Похороны кузнечика - страница 2
Коробок оттопыривает карман застегнутых штанов.
Я просто так лежу на бабушкиной постели, глядя в чуть голубоватый филенчатый потолок – бабушка всегда добавляет в побелку порошок синьки. Потолок такого же цвета, как и ее волосы, тоже чуть подсиненные, – прозрачные легкие кудряшки. Она ходит в одну и туже парикмахерскую делать завивку.
Я сцарапываю островок засохшей отвердевший сукровицы со своей недавно разбитой коленки. Он вообще-то должен отвалиться сам, но любопытство или другое темное чувство торопит и томит меня. Я хочу увидеть новую бело-розовую кожу, под которой моя дорогая плоть; если на это место сильно надавить, побелеет, как снег. Но на этот раз я слишком поторопился. Рана еще не совсем зажила, и вот я гляжу на выступившую из-под края болячки, из глубины моего сладкого тела нестрашную темно-красную тяжелую каплю. Она быстро делается студенистой, темнеет на глазах, матово застывает и превращается в плотный струп (о, как мне не нравится это слово). Значит, я красный изнутри, тяжелый и сумеречный, а кузнечик бело-зеленый, прозрачный и легкий, прыгучий, как душа с белой церковной бумажкой на лбу.
Однажды на противоположной стороне, во дворе самого высокого на нашей убогой улице пятиэтажного дома «научников» (там жили сотрудники университета), так называемом «заднем», за гаражами я упал в скользкую грязную лужу и пропорол осколком бутылки всю свою ладошку наискосок (шрам белеет зимним руслом и до сих пор).
Домой меня привели как жертву автокатастрофы – всего перепачканного красным.
Темную кровь, текущую из руки было никак не унять.
Бабушка промывала мне рану в тазу с теплой водой. Она вообще-то страшно боялась не только вида, но даже упоминаний о ранениях крупнее царапины. Она тихонько причитала, хотя все «внутренние» болезни лечила с упоением.
Вода розовела и превращалась совсем в красную.
Я сам себе казался воздушным шариком, из которого через отверстие раны куда-то неудержимо выходит воздух, а следом за ним с бумажной ленточкой на лбу – и душа.
Я вот-вот должен стать вовсе легким и совсем кончиться.
Я шепчу об этом «конце» на ухо склонившейся надо мной бабушке.
Ей делается дурно, и она оседает, как-то сползает на пол, будто вся превратилась в тесто.
На кухню зашел мой решительный военный отец. Он приехал тогда в отпуск издалека, из Германии, а так я видел его нечасто. Он ловко перехватил мою руку веревочным жгутом повыше запястья, в том месте, где мне так хотелось носить часы (лучше «хронометр») и куда я украдкой прилаживал плоский серый голыш с выцарапанным циферблатом.
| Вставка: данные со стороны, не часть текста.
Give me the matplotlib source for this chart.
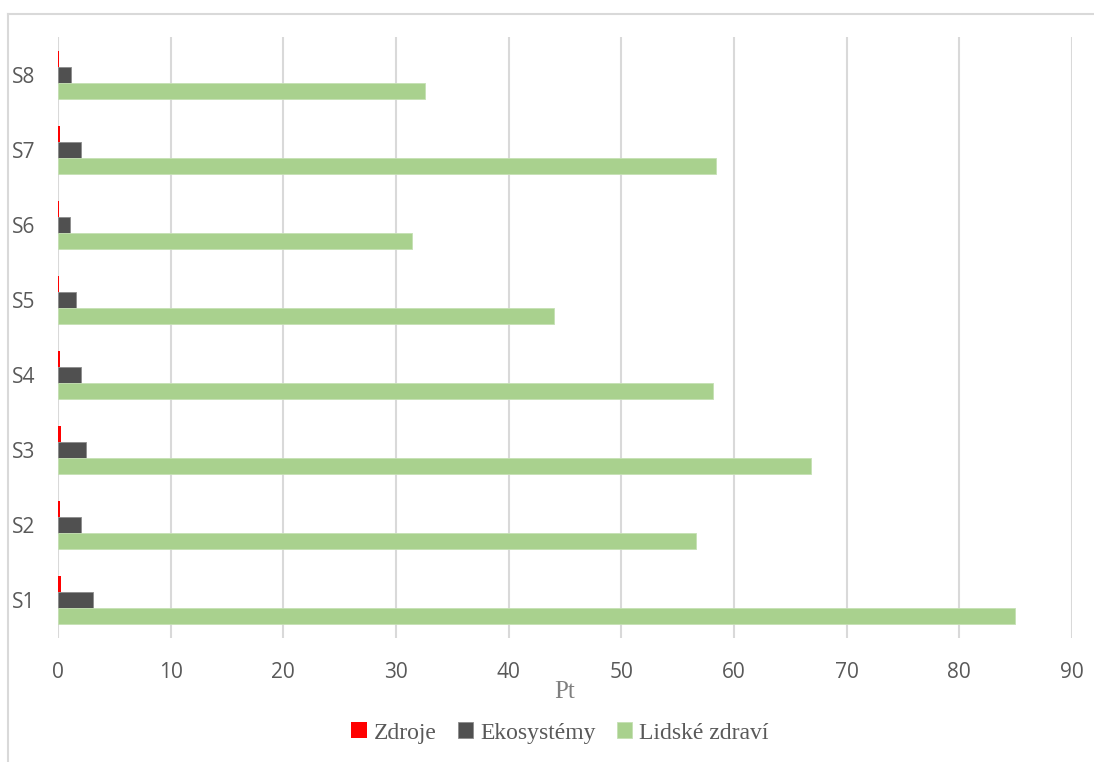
import matplotlib
matplotlib.use("Agg")
import matplotlib.pyplot as plt
import numpy as np
from matplotlib.lines import Line2D

# data
categories = ["S1", "S2", "S3", "S4", "S5", "S6", "S7", "S8"]
zdroje = [0.3, 0.2, 0.24, 0.2, 0.1, 0.05, 0.2, 0.05]
ekosystemy = [3.08, 2.05, 2.45, 2.05, 1.6, 1.1, 2.05, 1.15]
lidske_zdravi = [84.9, 56.6, 66.8, 58.1, 44.0, 31.4, 58.4, 32.6]
series_names = ["Zdroje", "Ekosystémy", "Lidské zdraví"]
xticks = list(range(0, 91, 10))

colors = ["#FF0000", "#505050", "#A9D18E"]
grid_col = "#D9D9D9"
text_col = "#595959"

fig = plt.figure(figsize=(10.94, 7.62), dpi=100)
ax = fig.add_axes([58 / 1094, 1 - 638 / 762, (1072 - 58) / 1094, (638 - 37) / 762])

y = np.arange(len(categories))
h = 0.213
ax.barh(y + h, zdroje, height=h, color=colors[0], label=series_names[0], zorder=3)
ax.barh(y, ekosystemy, height=h, color=colors[1], edgecolor="#8C8C8C", linewidth=0.6,
        label=series_names[1], zorder=3)
ax.barh(y - h, lidske_zdravi, height=h, color=colors[2], edgecolor="#C5E0B4", linewidth=0.6,
        label=series_names[2], zorder=3)

ax.set_xlim(0, 90)
ax.set_ylim(-0.5, len(categories) - 0.5)
ax.set_xticks(xticks)
ax.set_yticks(y)
ax.set_yticklabels(categories)
ax.xaxis.grid(True, color=grid_col, linewidth=1.5, zorder=0)
ax.set_axisbelow(True)
for s in ax.spines.values():
    s.set_visible(False)
ax.tick_params(axis="both", length=0, labelsize=15, labelcolor=text_col)
ax.tick_params(axis="x", pad=17)
ax.tick_params(axis="y", pad=16)
for lab in ax.get_xticklabels() + ax.get_yticklabels():
    lab.set_fontfamily("Open Sans")

ax.set_xlabel("Pt", family="Liberation Serif", fontsize=18, color="#7F7F7F", labelpad=-1)

leg = fig.legend(loc="center", bbox_to_anchor=(560 / 1094, 1 - 733 / 762), ncol=3, frameon=False,
                 prop={"family": "Liberation Serif", "size": 17}, handlelength=0.65, handleheight=0.65,
                 handletextpad=0.3, columnspacing=0.9, labelcolor=text_col)

# chart area border (partially visible in the reference)
fig.add_artist(Line2D([8 / 1094, 8 / 1094], [0, 1 - 14 / 762], color=grid_col, lw=1.5,
                      transform=fig.transFigure))
fig.add_artist(Line2D([8 / 1094, 1], [1 - 14 / 762, 1 - 14 / 762], color=grid_col, lw=1.5,
                      transform=fig.transFigure))

fig.savefig("out.png", dpi=100)
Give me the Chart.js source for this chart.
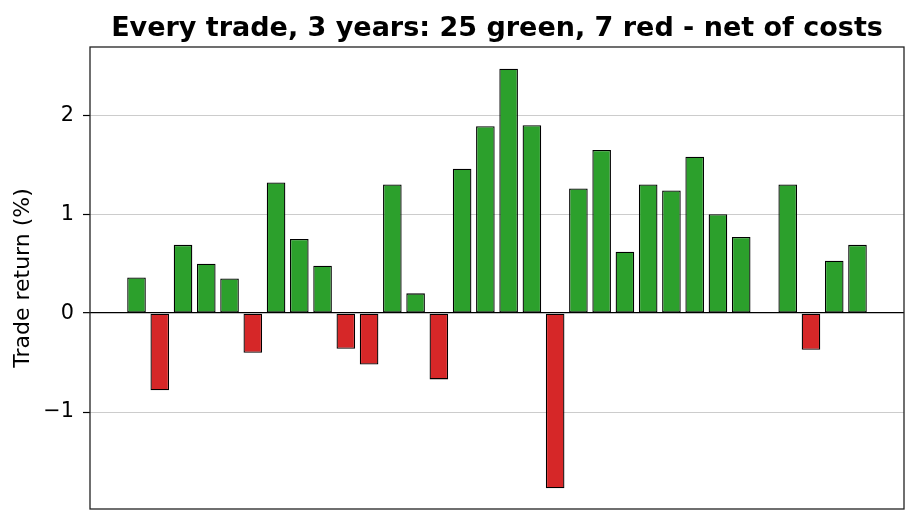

Он тащил меня почти бегом по вечереющим улицам, задирая мою руку, наскоро им перебинтованную, «по-фронтовому» вертикально вверх, в приемный покой ближайшей больницы.
Из-под бинта сыпался снежком толченый стрептоцид.
Мне казалось, что папа спешит со мной, как безупречный бегун-олимпиец с живым факелом.
Больница называлась «советская такая-то», но «такой-то» номер я теперь не припомню. Туда, пока строгая медсестра марала опросный листок и мы ожидали своей очереди, помню, привезли говорливую безумную девицу, она курлыкала как голубь, прижимая к груди черную вышитую сумочку и, заигрывая с папой, поправляла, как Офелия, венок из бумажных роз в всклокоченных волосах, а следом ввели полуголого пьяного парня, трагического, как Гамлет, избитого в кровь, он был весь в сизых татуировках, как в доспехах или в переводных картинках, рядом с ним все торчал тумбой толстый красномордый милиционер.